Up to and including the line with "minimum width=427, minimum", return every line from the start of the entries below exactly.

-- start EXERCISE INPUTS --

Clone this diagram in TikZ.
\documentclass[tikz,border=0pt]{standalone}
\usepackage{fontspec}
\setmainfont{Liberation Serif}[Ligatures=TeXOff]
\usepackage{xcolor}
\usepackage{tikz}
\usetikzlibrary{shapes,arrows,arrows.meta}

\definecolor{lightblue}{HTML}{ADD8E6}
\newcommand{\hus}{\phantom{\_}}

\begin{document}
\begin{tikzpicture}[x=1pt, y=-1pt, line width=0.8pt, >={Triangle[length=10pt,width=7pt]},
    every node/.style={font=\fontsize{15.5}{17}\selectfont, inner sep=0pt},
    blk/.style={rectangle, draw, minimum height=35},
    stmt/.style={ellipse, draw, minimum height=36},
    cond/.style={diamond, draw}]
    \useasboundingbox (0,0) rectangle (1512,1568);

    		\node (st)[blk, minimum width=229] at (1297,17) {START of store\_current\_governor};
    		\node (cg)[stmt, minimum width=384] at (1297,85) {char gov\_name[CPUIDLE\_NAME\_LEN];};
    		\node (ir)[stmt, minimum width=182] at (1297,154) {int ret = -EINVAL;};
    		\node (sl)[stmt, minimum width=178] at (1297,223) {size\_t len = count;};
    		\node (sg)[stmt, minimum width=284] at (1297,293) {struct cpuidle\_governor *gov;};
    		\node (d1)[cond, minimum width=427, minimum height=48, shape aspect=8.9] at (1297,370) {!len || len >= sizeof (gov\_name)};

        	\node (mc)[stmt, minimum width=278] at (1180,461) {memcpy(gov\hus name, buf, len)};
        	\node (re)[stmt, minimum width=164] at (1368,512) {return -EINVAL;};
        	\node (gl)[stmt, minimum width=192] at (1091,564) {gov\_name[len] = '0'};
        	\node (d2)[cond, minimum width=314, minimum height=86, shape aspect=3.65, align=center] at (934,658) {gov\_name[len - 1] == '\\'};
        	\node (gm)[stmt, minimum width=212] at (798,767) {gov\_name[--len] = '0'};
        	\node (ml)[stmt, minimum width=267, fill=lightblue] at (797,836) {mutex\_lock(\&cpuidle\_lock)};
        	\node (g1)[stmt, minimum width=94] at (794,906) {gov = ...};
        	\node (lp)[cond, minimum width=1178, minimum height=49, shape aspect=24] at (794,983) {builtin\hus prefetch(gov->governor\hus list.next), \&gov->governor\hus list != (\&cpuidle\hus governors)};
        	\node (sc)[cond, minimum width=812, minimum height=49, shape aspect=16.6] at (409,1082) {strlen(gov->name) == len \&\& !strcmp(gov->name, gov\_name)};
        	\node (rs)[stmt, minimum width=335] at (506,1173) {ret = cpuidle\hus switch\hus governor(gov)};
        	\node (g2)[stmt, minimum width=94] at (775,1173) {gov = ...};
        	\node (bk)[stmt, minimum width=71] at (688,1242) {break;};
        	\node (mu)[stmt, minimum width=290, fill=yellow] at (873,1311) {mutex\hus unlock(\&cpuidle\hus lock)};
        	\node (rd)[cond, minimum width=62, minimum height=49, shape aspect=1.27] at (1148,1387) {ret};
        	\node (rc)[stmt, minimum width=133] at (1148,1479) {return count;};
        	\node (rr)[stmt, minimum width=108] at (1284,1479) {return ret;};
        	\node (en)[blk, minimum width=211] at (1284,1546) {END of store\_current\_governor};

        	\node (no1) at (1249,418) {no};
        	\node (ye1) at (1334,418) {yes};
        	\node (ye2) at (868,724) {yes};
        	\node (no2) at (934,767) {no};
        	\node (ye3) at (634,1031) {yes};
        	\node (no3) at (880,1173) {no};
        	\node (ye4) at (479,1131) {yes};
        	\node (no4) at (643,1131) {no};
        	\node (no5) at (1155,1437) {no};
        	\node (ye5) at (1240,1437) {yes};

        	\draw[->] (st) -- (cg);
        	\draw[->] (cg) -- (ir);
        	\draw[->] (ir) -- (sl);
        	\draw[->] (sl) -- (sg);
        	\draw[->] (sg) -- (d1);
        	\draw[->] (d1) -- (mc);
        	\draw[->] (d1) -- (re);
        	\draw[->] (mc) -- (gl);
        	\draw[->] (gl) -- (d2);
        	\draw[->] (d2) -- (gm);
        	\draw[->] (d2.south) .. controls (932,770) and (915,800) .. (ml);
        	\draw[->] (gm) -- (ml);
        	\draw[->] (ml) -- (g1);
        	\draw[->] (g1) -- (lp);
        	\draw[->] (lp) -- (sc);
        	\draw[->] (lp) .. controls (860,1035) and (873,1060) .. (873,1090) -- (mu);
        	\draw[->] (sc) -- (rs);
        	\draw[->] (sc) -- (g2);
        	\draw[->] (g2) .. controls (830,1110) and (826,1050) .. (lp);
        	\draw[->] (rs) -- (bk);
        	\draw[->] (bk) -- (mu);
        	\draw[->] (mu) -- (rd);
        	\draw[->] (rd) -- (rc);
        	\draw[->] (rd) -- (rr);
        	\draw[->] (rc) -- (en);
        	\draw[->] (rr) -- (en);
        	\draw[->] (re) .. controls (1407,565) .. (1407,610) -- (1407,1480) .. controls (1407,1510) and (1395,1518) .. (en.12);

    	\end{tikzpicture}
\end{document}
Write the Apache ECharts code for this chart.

-- end EXERCISE INPUTS --

## FULL OUTPUT:
Clone this diagram in TikZ.
\documentclass[tikz,border=0pt]{standalone}
\usepackage{fontspec}
\setmainfont{Liberation Serif}[Ligatures=TeXOff]
\usepackage{xcolor}
\usepackage{tikz}
\usetikzlibrary{shapes,arrows,arrows.meta}

\definecolor{lightblue}{HTML}{ADD8E6}
\newcommand{\hus}{\phantom{\_}}

\begin{document}
\begin{tikzpicture}[x=1pt, y=-1pt, line width=0.8pt, >={Triangle[length=10pt,width=7pt]},
    every node/.style={font=\fontsize{15.5}{17}\selectfont, inner sep=0pt},
    blk/.style={rectangle, draw, minimum height=35},
    stmt/.style={ellipse, draw, minimum height=36},
    cond/.style={diamond, draw}]
    \useasboundingbox (0,0) rectangle (1512,1568);

    		\node (st)[blk, minimum width=229] at (1297,17) {START of store\_current\_governor};
    		\node (cg)[stmt, minimum width=384] at (1297,85) {char gov\_name[CPUIDLE\_NAME\_LEN];};
    		\node (ir)[stmt, minimum width=182] at (1297,154) {int ret = -EINVAL;};
    		\node (sl)[stmt, minimum width=178] at (1297,223) {size\_t len = count;};
    		\node (sg)[stmt, minimum width=284] at (1297,293) {struct cpuidle\_governor *gov;};
    		\node (d1)[cond, minimum width=427, minimum height=48, shape aspect=8.9] at (1297,370) {!len || len >= sizeof (gov\_name)};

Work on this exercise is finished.